» **GOAL**
Do not copy the pictures; transcribe all other material exactly.

[START SOURCE DATA]

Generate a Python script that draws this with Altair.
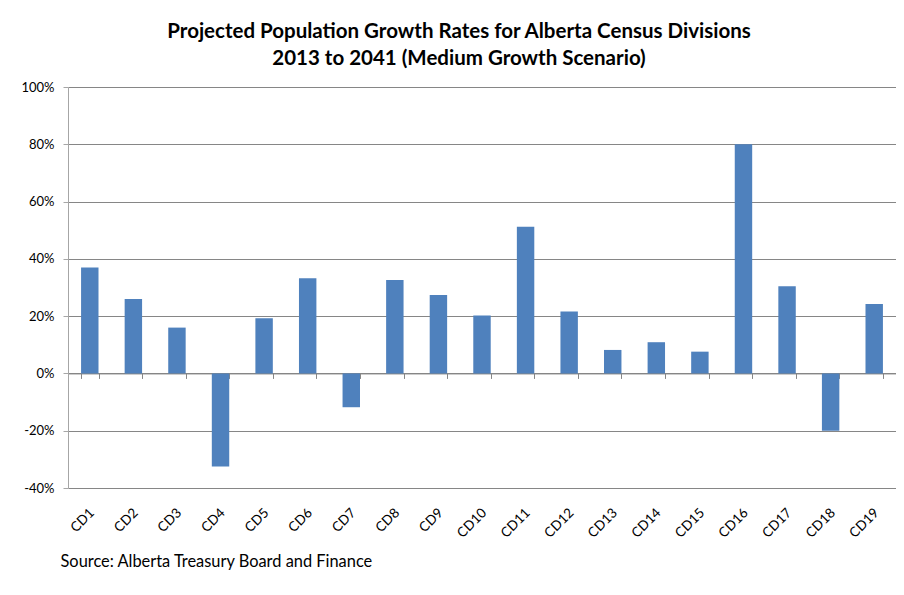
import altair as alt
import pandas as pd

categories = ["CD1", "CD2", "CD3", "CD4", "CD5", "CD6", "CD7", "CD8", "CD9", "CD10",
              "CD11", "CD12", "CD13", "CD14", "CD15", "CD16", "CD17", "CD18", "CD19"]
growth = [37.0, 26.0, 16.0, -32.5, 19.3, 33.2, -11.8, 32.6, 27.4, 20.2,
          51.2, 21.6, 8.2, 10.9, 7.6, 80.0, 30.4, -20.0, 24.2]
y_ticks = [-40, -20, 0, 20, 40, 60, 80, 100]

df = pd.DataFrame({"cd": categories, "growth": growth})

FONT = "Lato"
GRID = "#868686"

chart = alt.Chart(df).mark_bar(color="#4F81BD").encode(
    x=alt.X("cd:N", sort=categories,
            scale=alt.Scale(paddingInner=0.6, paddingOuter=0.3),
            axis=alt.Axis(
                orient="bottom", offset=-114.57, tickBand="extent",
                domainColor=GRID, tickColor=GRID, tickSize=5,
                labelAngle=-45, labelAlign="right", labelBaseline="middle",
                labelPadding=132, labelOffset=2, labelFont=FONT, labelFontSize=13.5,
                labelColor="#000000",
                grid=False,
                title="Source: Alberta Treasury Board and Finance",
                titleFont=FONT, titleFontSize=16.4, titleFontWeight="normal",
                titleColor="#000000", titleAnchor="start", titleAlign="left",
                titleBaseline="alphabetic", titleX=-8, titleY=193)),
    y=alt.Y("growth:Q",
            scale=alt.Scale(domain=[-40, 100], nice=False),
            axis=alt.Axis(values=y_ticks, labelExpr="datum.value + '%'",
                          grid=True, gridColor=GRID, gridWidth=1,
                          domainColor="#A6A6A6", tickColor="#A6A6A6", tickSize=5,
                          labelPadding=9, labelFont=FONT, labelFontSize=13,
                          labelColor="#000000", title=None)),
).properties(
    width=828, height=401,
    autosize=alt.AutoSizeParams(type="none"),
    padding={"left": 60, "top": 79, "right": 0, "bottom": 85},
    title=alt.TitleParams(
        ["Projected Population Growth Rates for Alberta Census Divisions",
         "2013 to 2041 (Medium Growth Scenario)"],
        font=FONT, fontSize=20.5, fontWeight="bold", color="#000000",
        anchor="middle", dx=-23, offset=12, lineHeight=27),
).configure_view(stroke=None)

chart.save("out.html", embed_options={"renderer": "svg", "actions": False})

[END SOURCE DATA]

» **PROBLEM SOLUTION**
Generate a Python script that draws this with Altair.
import altair as alt
import pandas as pd

categories = ["CD1", "CD2", "CD3", "CD4", "CD5", "CD6", "CD7", "CD8", "CD9", "CD10",
              "CD11", "CD12", "CD13", "CD14", "CD15", "CD16", "CD17", "CD18", "CD19"]
growth = [37.0, 26.0, 16.0, -32.5, 19.3, 33.2, -11.8, 32.6, 27.4, 20.2,
          51.2, 21.6, 8.2, 10.9, 7.6, 80.0, 30.4, -20.0, 24.2]
y_ticks = [-40, -20, 0, 20, 40, 60, 80, 100]

df = pd.DataFrame({"cd": categories, "growth": growth})

FONT = "Lato"
GRID = "#868686"

chart = alt.Chart(df).mark_bar(color="#4F81BD").encode(
    x=alt.X("cd:N", sort=categories,
            scale=alt.Scale(paddingInner=0.6, paddingOuter=0.3),
            axis=alt.Axis(
                orient="bottom", offset=-114.57, tickBand="extent",
                domainColor=GRID, tickColor=GRID, tickSize=5,
                labelAngle=-45, labelAlign="right", labelBaseline="middle",
                labelPadding=132, labelOffset=2, labelFont=FONT, labelFontSize=13.5,
                labelColor="#000000",
                grid=False,
                title="Source: Alberta Treasury Board and Finance",
                titleFont=FONT, titleFontSize=16.4, titleFontWeight="normal",
                titleColor="#000000", titleAnchor="start", titleAlign="left",
                titleBaseline="alphabetic", titleX=-8, titleY=193)),
    y=alt.Y("growth:Q",
            scale=alt.Scale(domain=[-40, 100], nice=False),
            axis=alt.Axis(values=y_ticks, labelExpr="datum.value + '%'",
                          grid=True, gridColor=GRID, gridWidth=1,
                          domainColor="#A6A6A6", tickColor="#A6A6A6", tickSize=5,
                          labelPadding=9, labelFont=FONT, labelFontSize=13,
                          labelColor="#000000", title=None)),
).properties(
    width=828, height=401,
    autosize=alt.AutoSizeParams(type="none"),
    padding={"left": 60, "top": 79, "right": 0, "bottom": 85},
    title=alt.TitleParams(
        ["Projected Population Growth Rates for Alberta Census Divisions",
         "2013 to 2041 (Medium Growth Scenario)"],
        font=FONT, fontSize=20.5, fontWeight="bold", color="#000000",
        anchor="middle", dx=-23, offset=12, lineHeight=27),
).configure_view(stroke=None)

chart.save("out.html", embed_options={"renderer": "svg", "actions": False})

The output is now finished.